# Task requirements:
Skipping all pictures, set down the lines of the listing from the first through the one with "const ovalInit = [0.248, 0.130];".

# Provided data:

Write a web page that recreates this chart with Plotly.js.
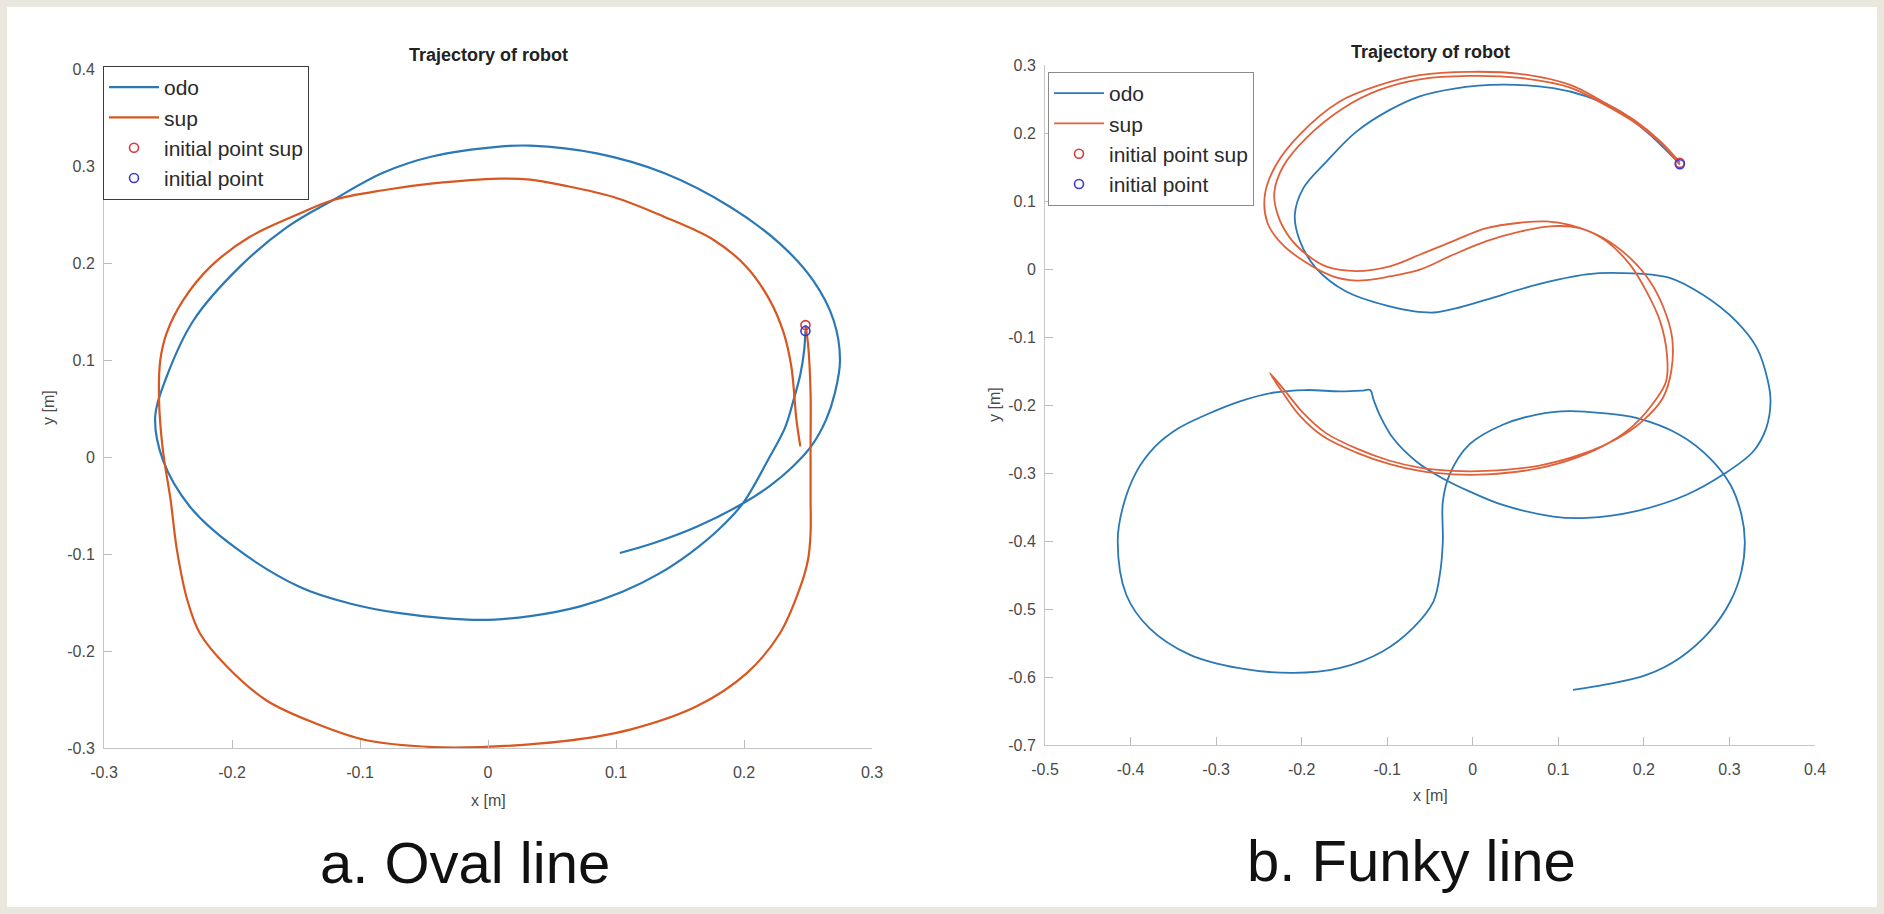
<!DOCTYPE html>
<html>
<head>
<meta charset="utf-8">
<script src="https://cdn.plot.ly/plotly-3.0.1.min.js"></script>
<style>
  html, body { margin: 0; padding: 0; background: #eae7de; }
  #chart { width: 1884px; height: 914px; }
</style>
</head>
<body>
<div id="chart"></div>
<script>
// ---------- Oval line (a) ----------
const ovalOdoX = [0.248,0.247,0.244,0.239,0.232,0.220,0.199,0.180,0.158,0.134,0.105,0.072,0.033,-0.006,-0.069,-0.108,-0.147,-0.199,-0.233,-0.254,-0.260,-0.251,-0.230,-0.194,-0.157,-0.121,-0.082,-0.043,0.009,0.033,0.085,0.137,0.189,0.228,0.254,0.270,0.275,0.271,0.264,0.253,0.238,0.220,0.199,0.163,0.129,0.103];
const ovalOdoY = [0.130,0.110,0.085,0.060,0.030,0.000,-0.048,-0.075,-0.099,-0.120,-0.139,-0.154,-0.164,-0.168,-0.161,-0.151,-0.134,-0.092,-0.051,-0.003,0.042,0.083,0.141,0.196,0.237,0.265,0.293,0.310,0.320,0.321,0.313,0.293,0.258,0.220,0.182,0.141,0.100,0.066,0.038,0.012,-0.010,-0.030,-0.048,-0.072,-0.089,-0.099];
const ovalSupX = [0.248,0.250,0.252,0.252,0.252,0.252,0.250,0.244,0.228,0.202,0.163,0.111,0.059,-0.006,-0.043,-0.095,-0.134,-0.173,-0.204,-0.225,-0.235,-0.243,-0.248,-0.254,-0.257,-0.256,-0.251,-0.238,-0.217,-0.186,-0.147,-0.121,-0.082,-0.043,0.009,0.033,0.059,0.098,0.137,0.176,0.202,0.220,0.231,0.237,0.241,0.244];
const ovalSupY = [0.136,0.117,0.066,0.010,-0.040,-0.079,-0.106,-0.134,-0.182,-0.223,-0.257,-0.281,-0.293,-0.299,-0.299,-0.292,-0.275,-0.251,-0.216,-0.182,-0.147,-0.096,-0.044,0.007,0.059,0.100,0.128,0.162,0.196,0.227,0.251,0.265,0.275,0.282,0.287,0.286,0.280,0.268,0.248,0.224,0.196,0.162,0.128,0.093,0.038,0.011];
const ovalInitSup = [0.248, 0.136];
const ovalInit = [0.248, 0.130];

// ---------- Funky line (b) ----------
const funkyOdoX = [0.242,0.211,0.172,0.133,0.094,0.035,-0.023,-0.062,-0.097,-0.136,-0.171,-0.198,-0.208,-0.202,-0.183,-0.148,-0.097,-0.070,-0.045,-0.020,0.016,0.075,0.133,0.172,0.230,0.269,0.308,0.332,0.345,0.348,0.343,0.328,0.293,0.250,0.191,0.133,0.094,0.035,-0.004,-0.035,-0.066,-0.093,-0.109,-0.116,-0.120,-0.130,-0.156,-0.195,-0.234,-0.273,-0.311,-0.345,-0.372,-0.393,-0.409,-0.415,-0.405,-0.378,-0.331,-0.273,-0.210,-0.156,-0.105,-0.070,-0.046,-0.038,-0.035,-0.035,-0.027,-0.004,0.035,0.075,0.113,0.152,0.191,0.242,0.277,0.301,0.314,0.318,0.314,0.301,0.277,0.242,0.203,0.156,0.117];
const funkyOdoY = [0.154,0.193,0.232,0.254,0.266,0.271,0.265,0.254,0.234,0.202,0.158,0.119,0.080,0.041,0.001,-0.033,-0.055,-0.062,-0.064,-0.058,-0.045,-0.023,-0.008,-0.006,-0.013,-0.038,-0.077,-0.116,-0.165,-0.195,-0.234,-0.268,-0.302,-0.332,-0.356,-0.366,-0.364,-0.347,-0.327,-0.308,-0.283,-0.249,-0.214,-0.192,-0.178,-0.179,-0.180,-0.178,-0.182,-0.195,-0.214,-0.235,-0.262,-0.298,-0.350,-0.401,-0.479,-0.528,-0.567,-0.587,-0.594,-0.587,-0.562,-0.528,-0.489,-0.445,-0.400,-0.342,-0.302,-0.258,-0.229,-0.214,-0.209,-0.212,-0.219,-0.244,-0.278,-0.317,-0.361,-0.401,-0.445,-0.489,-0.533,-0.572,-0.597,-0.611,-0.619];
const funkySupX = [0.242,0.219,0.191,0.152,0.113,0.055,-0.004,-0.062,-0.110,-0.156,-0.202,-0.230,-0.243,-0.240,-0.224,-0.198,-0.165,-0.136,-0.097,-0.062,-0.023,0.016,0.055,0.094,0.125,0.156,0.184,0.203,0.219,0.227,0.226,0.214,0.188,0.160,0.122,0.073,0.016,-0.023,-0.062,-0.097,-0.136,-0.175,-0.202,-0.222,-0.237,
  -0.219,-0.198,-0.172,-0.134,-0.097,-0.062,-0.023,0.016,0.078,0.128,0.168,0.198,0.222,0.232,0.233,0.223,0.207,0.184,0.152,0.113,0.086,0.055,0.016,-0.023,-0.062,-0.097,-0.136,-0.170,-0.195,-0.215,-0.228,-0.232,-0.222,-0.195,-0.152,-0.110,-0.062,-0.004,0.055,0.113,0.152,0.191,0.219,0.242];
const funkySupY = [0.157,0.188,0.217,0.246,0.271,0.287,0.290,0.285,0.270,0.246,0.198,0.153,0.109,0.068,0.038,0.012,-0.010,-0.017,-0.011,-0.001,0.021,0.041,0.055,0.063,0.060,0.041,0.006,-0.033,-0.077,-0.126,-0.165,-0.192,-0.230,-0.255,-0.277,-0.294,-0.302,-0.302,-0.297,-0.287,-0.270,-0.246,-0.216,-0.182,-0.153,
  -0.180,-0.212,-0.241,-0.265,-0.282,-0.292,-0.297,-0.297,-0.289,-0.272,-0.250,-0.224,-0.190,-0.150,-0.101,-0.057,-0.018,0.016,0.046,0.065,0.070,0.068,0.060,0.041,0.021,0.004,-0.003,0.003,0.022,0.048,0.080,0.112,0.150,0.192,0.236,0.263,0.279,0.284,0.281,0.267,0.243,0.214,0.186,0.154];
const funkyInitSup = [0.242, 0.156];
const funkyInit = [0.242, 0.154];

// ---------- ticks and texts ----------
const ovalXTicks = [-0.3,-0.2,-0.1,0,0.1,0.2,0.3];
const ovalXLabels = ['-0.3','-0.2','-0.1','0','0.1','0.2','0.3'];
const ovalYTicks = [-0.3,-0.2,-0.1,0,0.1,0.2,0.3,0.4];
const ovalYLabels = ['-0.3','-0.2','-0.1','0','0.1','0.2','0.3','0.4'];
const funkyXTicks = [-0.5,-0.4,-0.3,-0.2,-0.1,0,0.1,0.2,0.3,0.4];
const funkyXLabels = ['-0.5','-0.4','-0.3','-0.2','-0.1','0','0.1','0.2','0.3','0.4'];
const funkyYTicks = [-0.7,-0.6,-0.5,-0.4,-0.3,-0.2,-0.1,0,0.1,0.2,0.3];
const funkyYLabels = ['-0.7','-0.6','-0.5','-0.4','-0.3','-0.2','-0.1','0','0.1','0.2','0.3'];
const seriesNames = ['odo','sup','initial point sup','initial point'];
const plotTitle = 'Trajectory of robot';
const captions = ['a. Oval line','b. Funky line'];

// ---------- styling ----------
const W = 1884, H = 914;
const px = v => v / W;
const py = v => 1 - v / H;
const BLUE = '#2a78b6', ORANGE = '#d8561f', RED = '#d83a3a', PBLUE = '#3b3bd0';
const FONT = 'Liberation Sans, Arial, Helvetica, sans-serif';

function lineTrace(x, y, name, color, width, xa, ya, legend) {
  return {x, y, name, type: 'scatter', mode: 'lines', xaxis: xa, yaxis: ya, legend,
          line: {color, width, shape: 'spline', smoothing: 1}, hoverinfo: 'skip'};
}
function pointTrace(p, name, color, xa, ya, legend) {
  return {x: [p[0]], y: [p[1]], name, type: 'scatter', mode: 'markers', xaxis: xa, yaxis: ya, legend,
          marker: {symbol: 'circle-open', size: 9, color, line: {color, width: 1.6}}, hoverinfo: 'skip'};
}

const data = [
  lineTrace(ovalOdoX, ovalOdoY, seriesNames[0], BLUE, 2.2, 'x', 'y', 'legend'),
  lineTrace(ovalSupX, ovalSupY, seriesNames[1], ORANGE, 2.2, 'x', 'y', 'legend'),
  pointTrace(ovalInitSup, seriesNames[2], RED, 'x', 'y', 'legend'),
  pointTrace(ovalInit, seriesNames[3], PBLUE, 'x', 'y', 'legend'),
  lineTrace(funkyOdoX, funkyOdoY, seriesNames[0], BLUE, 1.8, 'x2', 'y2', 'legend2'),
  lineTrace(funkySupX, funkySupY, seriesNames[1], '#e0603a', 1.8, 'x2', 'y2', 'legend2'),
  pointTrace(funkyInitSup, seriesNames[2], RED, 'x2', 'y2', 'legend2'),
  pointTrace(funkyInit, seriesNames[3], PBLUE, 'x2', 'y2', 'legend2')
];

function axis(domain, range, tickvals, ticktext, anchor, standoff) {
  return {domain, range, tickvals, ticktext, anchor, tickmode: 'array',
          ticks: 'inside', ticklen: 8, tickwidth: 1, tickcolor: '#bcbcbc',
          showline: true, linecolor: '#c6c6c6', linewidth: 1, mirror: false,
          showgrid: false, zeroline: false, fixedrange: true,
          ticklabelstandoff: standoff,
          tickfont: {family: FONT, size: 16, color: '#4a4a4a'}};
}

function legendBox(x, y, border) {
  return {x, y, xanchor: 'left', yanchor: 'top', bgcolor: '#ffffff',
          bordercolor: border, borderwidth: 1, itemwidth: 50, tracegroupgap: 0,
          font: {family: FONT, size: 21, color: '#2a2a2a'}};
}

function note(text, x, y, size, opts) {
  return Object.assign({text, x: px(x), y: py(y), xref: 'paper', yref: 'paper', showarrow: false,
          xanchor: 'center', yanchor: 'middle',
          font: {family: FONT, size, color: '#2b2b2b'}}, opts || {});
}

const layout = {
  width: W, height: H,
  margin: {l: 0, r: 0, t: 0, b: 0},
  paper_bgcolor: '#eae7de',
  plot_bgcolor: '#ffffff',
  showlegend: true,
  xaxis: axis([px(104), px(872)], [-0.3, 0.3], ovalXTicks, ovalXLabels, 'y', 10),
  yaxis: axis([py(748), py(69)], [-0.3, 0.4], ovalYTicks, ovalYLabels, 'x', 5),
  xaxis2: axis([px(1045), px(1815)], [-0.5, 0.4], funkyXTicks, funkyXLabels, 'y2', 10),
  yaxis2: axis([py(745), py(65)], [-0.7, 0.3], funkyYTicks, funkyYLabels, 'x2', 5),
  legend: legendBox(px(103), py(66), '#3c3c3c'),
  legend2: legendBox(px(1048), py(72), '#8a8a8a'),
  shapes: [{type: 'rect', xref: 'paper', yref: 'paper', x0: px(7), x1: px(1877), y0: py(907), y1: py(7),
            fillcolor: '#ffffff', line: {width: 0}, layer: 'below'}],
  annotations: [
    note('<b>' + plotTitle + '</b>', 488, 55, 18, {font: {family: FONT, size: 18, color: '#222'}}),
    note('<b>' + plotTitle + '</b>', 1430, 52, 18, {font: {family: FONT, size: 18, color: '#222'}}),
    note('x [m]', 488, 800, 16, {font: {family: FONT, size: 16, color: '#4a4a4a'}}),
    note('x [m]', 1430, 795, 16, {font: {family: FONT, size: 16, color: '#4a4a4a'}}),
    note('y [m]', 49, 408, 16, {textangle: -90, font: {family: FONT, size: 16, color: '#4a4a4a'}}),
    note('y [m]', 994, 405, 16, {textangle: -90, font: {family: FONT, size: 16, color: '#4a4a4a'}}),
    note(captions[0], 465, 862, 58, {font: {family: FONT, size: 58, color: '#111'}}),
    note(captions[1], 1411, 860, 58, {font: {family: FONT, size: 58, color: '#111'}})
  ]
};

Plotly.newPlot('chart', data, layout, {displayModeBar: false, staticPlot: true});
</script>
</body>
</html>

# Answer for the task:
Write a web page that recreates this chart with Plotly.js.
<!DOCTYPE html>
<html>
<head>
<meta charset="utf-8">
<script src="https://cdn.plot.ly/plotly-3.0.1.min.js"></script>
<style>
  html, body { margin: 0; padding: 0; background: #eae7de; }
  #chart { width: 1884px; height: 914px; }
</style>
</head>
<body>
<div id="chart"></div>
<script>
// ---------- Oval line (a) ----------
const ovalOdoX = [0.248,0.247,0.244,0.239,0.232,0.220,0.199,0.180,0.158,0.134,0.105,0.072,0.033,-0.006,-0.069,-0.108,-0.147,-0.199,-0.233,-0.254,-0.260,-0.251,-0.230,-0.194,-0.157,-0.121,-0.082,-0.043,0.009,0.033,0.085,0.137,0.189,0.228,0.254,0.270,0.275,0.271,0.264,0.253,0.238,0.220,0.199,0.163,0.129,0.103];
const ovalOdoY = [0.130,0.110,0.085,0.060,0.030,0.000,-0.048,-0.075,-0.099,-0.120,-0.139,-0.154,-0.164,-0.168,-0.161,-0.151,-0.134,-0.092,-0.051,-0.003,0.042,0.083,0.141,0.196,0.237,0.265,0.293,0.310,0.320,0.321,0.313,0.293,0.258,0.220,0.182,0.141,0.100,0.066,0.038,0.012,-0.010,-0.030,-0.048,-0.072,-0.089,-0.099];
const ovalSupX = [0.248,0.250,0.252,0.252,0.252,0.252,0.250,0.244,0.228,0.202,0.163,0.111,0.059,-0.006,-0.043,-0.095,-0.134,-0.173,-0.204,-0.225,-0.235,-0.243,-0.248,-0.254,-0.257,-0.256,-0.251,-0.238,-0.217,-0.186,-0.147,-0.121,-0.082,-0.043,0.009,0.033,0.059,0.098,0.137,0.176,0.202,0.220,0.231,0.237,0.241,0.244];
const ovalSupY = [0.136,0.117,0.066,0.010,-0.040,-0.079,-0.106,-0.134,-0.182,-0.223,-0.257,-0.281,-0.293,-0.299,-0.299,-0.292,-0.275,-0.251,-0.216,-0.182,-0.147,-0.096,-0.044,0.007,0.059,0.100,0.128,0.162,0.196,0.227,0.251,0.265,0.275,0.282,0.287,0.286,0.280,0.268,0.248,0.224,0.196,0.162,0.128,0.093,0.038,0.011];
const ovalInitSup = [0.248, 0.136];
const ovalInit = [0.248, 0.130];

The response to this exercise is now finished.